Aim of the task
Write out the data below in full, unchanged, minus the images.

--- BEGIN Data provided ---

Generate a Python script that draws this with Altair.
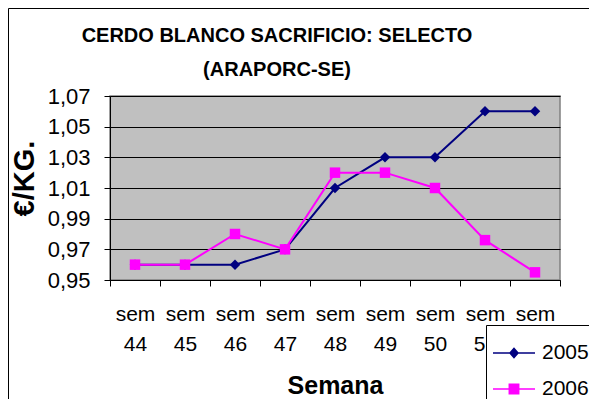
import altair as alt
import pandas as pd

weeks = ["sem 44", "sem 45", "sem 46", "sem 47", "sem 48", "sem 49", "sem 50", "sem 51", "sem 52"]
v2005 = [0.96, 0.96, 0.96, 0.97, 1.01, 1.03, 1.03, 1.06, 1.06]
v2006 = [0.96, 0.96, 0.98, 0.97, 1.02, 1.02, 1.01, 0.976, 0.955]
series = ["2005", "2006"]
colors = ["#000080", "#FF00FF"]
yticks = [0.95, 0.97, 0.99, 1.01, 1.03, 1.05, 1.07]
title_lines = ["CERDO BLANCO SACRIFICIO: SELECTO", "(ARAPORC-SE)"]

rows = []
for s, vals in zip(series, [v2005, v2006]):
    for w, v in zip(weeks, vals):
        rows.append({"week": w, "series": s, "value": v})
df = pd.DataFrame(rows)

FONT = "Liberation Sans"

x = alt.X("week:N", sort=weeks,
          scale=alt.Scale(type="band", paddingInner=0, paddingOuter=0),
          axis=alt.Axis(title="Semana", tickBand="extent", labelAngle=0,
                        labelExpr="split(datum.label, ' ')",
                        labelLineHeight=30, labelBaseline="top", labelPadding=17,
                        titleX=225, titleY=113, titleBaseline="alphabetic",
                        titleAlign="center", titleFontSize=25, grid=False))
y = alt.Y("value:Q", scale=alt.Scale(domain=[0.95, 1.07], nice=False, zero=False),
          axis=alt.Axis(values=yticks, title="€/KG.",
                        labelExpr="replace(format(datum.value, '.2f'), '.', ',')",
                        labelPadding=14, labelFontSize=22, titleFontSize=29, titleAngle=270,
                        titleX=-77, titleY=82, titleBaseline="alphabetic",
                        titleAlign="center", grid=True))

is2005 = "datum.series == '2005'"
col_cond = alt.condition(is2005, alt.value(colors[0]), alt.value(colors[1]))

base = alt.Chart(df)
lines = base.mark_line(strokeWidth=2).encode(x=x, y=y, color=col_cond, detail="series:N")
points = base.mark_point(filled=True, opacity=1, size=110).encode(
    x=x, y=y, color=col_cond,
    shape=alt.condition(is2005, alt.value("diamond"), alt.value("square")))

paths = [
    "M-1,-0.03L1,-0.03L1,0.03L-1,0.03Z M0,-0.27L0.24,0L0,0.27L-0.24,0Z",
    "M-1,-0.03L1,-0.03L1,0.03L-1,0.03Z M-0.26,-0.26L0.26,-0.26L0.26,0.26L-0.26,0.26Z",
]
legend_layer = base.mark_point(filled=True, opacity=1).encode(
    x=x, y=y,
    color=alt.Color("series:N", scale=alt.Scale(domain=series, range=colors), title=None),
    shape=alt.Shape("series:N", scale=alt.Scale(domain=series, range=paths), title=None),
).transform_filter("false")

border = alt.Chart(alt.Data(values=[{}])).mark_rule(color="black", strokeWidth=1).encode(
    x=alt.value(-101.5), y=alt.value(-87.5), y2=alt.value(320))
border_top = alt.Chart(alt.Data(values=[{}])).mark_rule(color="black", strokeWidth=1).encode(
    x=alt.value(-101.5), x2=alt.value(500), y=alt.value(-87.5))

chart = alt.layer(border, border_top, lines, points, legend_layer).properties(
    width=450, height=184,
    padding={"left": 102, "top": 88, "right": 29, "bottom": 119},
    autosize=alt.AutoSizeParams(type="none"),
    background="white",
    title=alt.TitleParams(title_lines, font=FONT, fontSize=20, fontWeight="bold",
                          color="black", anchor="middle", dx=-58, lineHeight=34,
                          baseline="alphabetic", offset=-88),
).configure_view(
    fill="#C0C0C0", stroke="#808080", strokeWidth=1.5
).configure_axis(
    labelFont=FONT, titleFont=FONT, labelFontSize=21, labelColor="black",
    titleColor="black", titleFontWeight="bold", domainColor="black", tickColor="black",
    gridColor="black", gridWidth=1, domainWidth=1, tickWidth=1, tickSize=6,
    gridOpacity=1, domainOpacity=1
).configure_legend(
    orient="none", legendX=376, legendY=229, strokeColor="black", fillColor="white",
    padding=7, symbolSize=1764, symbolStrokeWidth=0, labelFont=FONT, labelFontSize=21,
    labelColor="black", labelOffset=7, rowPadding=5
)

chart.save("out.html", embed_options={"renderer": "svg", "actions": False})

--- END Data provided ---

Response to the exercise
Generate a Python script that draws this with Altair.
import altair as alt
import pandas as pd

weeks = ["sem 44", "sem 45", "sem 46", "sem 47", "sem 48", "sem 49", "sem 50", "sem 51", "sem 52"]
v2005 = [0.96, 0.96, 0.96, 0.97, 1.01, 1.03, 1.03, 1.06, 1.06]
v2006 = [0.96, 0.96, 0.98, 0.97, 1.02, 1.02, 1.01, 0.976, 0.955]
series = ["2005", "2006"]
colors = ["#000080", "#FF00FF"]
yticks = [0.95, 0.97, 0.99, 1.01, 1.03, 1.05, 1.07]
title_lines = ["CERDO BLANCO SACRIFICIO: SELECTO", "(ARAPORC-SE)"]

rows = []
for s, vals in zip(series, [v2005, v2006]):
    for w, v in zip(weeks, vals):
        rows.append({"week": w, "series": s, "value": v})
df = pd.DataFrame(rows)

FONT = "Liberation Sans"

x = alt.X("week:N", sort=weeks,
          scale=alt.Scale(type="band", paddingInner=0, paddingOuter=0),
          axis=alt.Axis(title="Semana", tickBand="extent", labelAngle=0,
                        labelExpr="split(datum.label, ' ')",
                        labelLineHeight=30, labelBaseline="top", labelPadding=17,
                        titleX=225, titleY=113, titleBaseline="alphabetic",
                        titleAlign="center", titleFontSize=25, grid=False))
y = alt.Y("value:Q", scale=alt.Scale(domain=[0.95, 1.07], nice=False, zero=False),
          axis=alt.Axis(values=yticks, title="€/KG.",
                        labelExpr="replace(format(datum.value, '.2f'), '.', ',')",
                        labelPadding=14, labelFontSize=22, titleFontSize=29, titleAngle=270,
                        titleX=-77, titleY=82, titleBaseline="alphabetic",
                        titleAlign="center", grid=True))

is2005 = "datum.series == '2005'"
col_cond = alt.condition(is2005, alt.value(colors[0]), alt.value(colors[1]))

base = alt.Chart(df)
lines = base.mark_line(strokeWidth=2).encode(x=x, y=y, color=col_cond, detail="series:N")
points = base.mark_point(filled=True, opacity=1, size=110).encode(
    x=x, y=y, color=col_cond,
    shape=alt.condition(is2005, alt.value("diamond"), alt.value("square")))

paths = [
    "M-1,-0.03L1,-0.03L1,0.03L-1,0.03Z M0,-0.27L0.24,0L0,0.27L-0.24,0Z",
    "M-1,-0.03L1,-0.03L1,0.03L-1,0.03Z M-0.26,-0.26L0.26,-0.26L0.26,0.26L-0.26,0.26Z",
]
legend_layer = base.mark_point(filled=True, opacity=1).encode(
    x=x, y=y,
    color=alt.Color("series:N", scale=alt.Scale(domain=series, range=colors), title=None),
    shape=alt.Shape("series:N", scale=alt.Scale(domain=series, range=paths), title=None),
).transform_filter("false")

border = alt.Chart(alt.Data(values=[{}])).mark_rule(color="black", strokeWidth=1).encode(
    x=alt.value(-101.5), y=alt.value(-87.5), y2=alt.value(320))
border_top = alt.Chart(alt.Data(values=[{}])).mark_rule(color="black", strokeWidth=1).encode(
    x=alt.value(-101.5), x2=alt.value(500), y=alt.value(-87.5))

chart = alt.layer(border, border_top, lines, points, legend_layer).properties(
    width=450, height=184,
    padding={"left": 102, "top": 88, "right": 29, "bottom": 119},
    autosize=alt.AutoSizeParams(type="none"),
    background="white",
    title=alt.TitleParams(title_lines, font=FONT, fontSize=20, fontWeight="bold",
                          color="black", anchor="middle", dx=-58, lineHeight=34,
                          baseline="alphabetic", offset=-88),
).configure_view(
    fill="#C0C0C0", stroke="#808080", strokeWidth=1.5
).configure_axis(
    labelFont=FONT, titleFont=FONT, labelFontSize=21, labelColor="black",
    titleColor="black", titleFontWeight="bold", domainColor="black", tickColor="black",
    gridColor="black", gridWidth=1, domainWidth=1, tickWidth=1, tickSize=6,
    gridOpacity=1, domainOpacity=1
).configure_legend(
    orient="none", legendX=376, legendY=229, strokeColor="black", fillColor="white",
    padding=7, symbolSize=1764, symbolStrokeWidth=0, labelFont=FONT, labelFontSize=21,
    labelColor="black", labelOffset=7, rowPadding=5
)

chart.save("out.html", embed_options={"renderer": "svg", "actions": False})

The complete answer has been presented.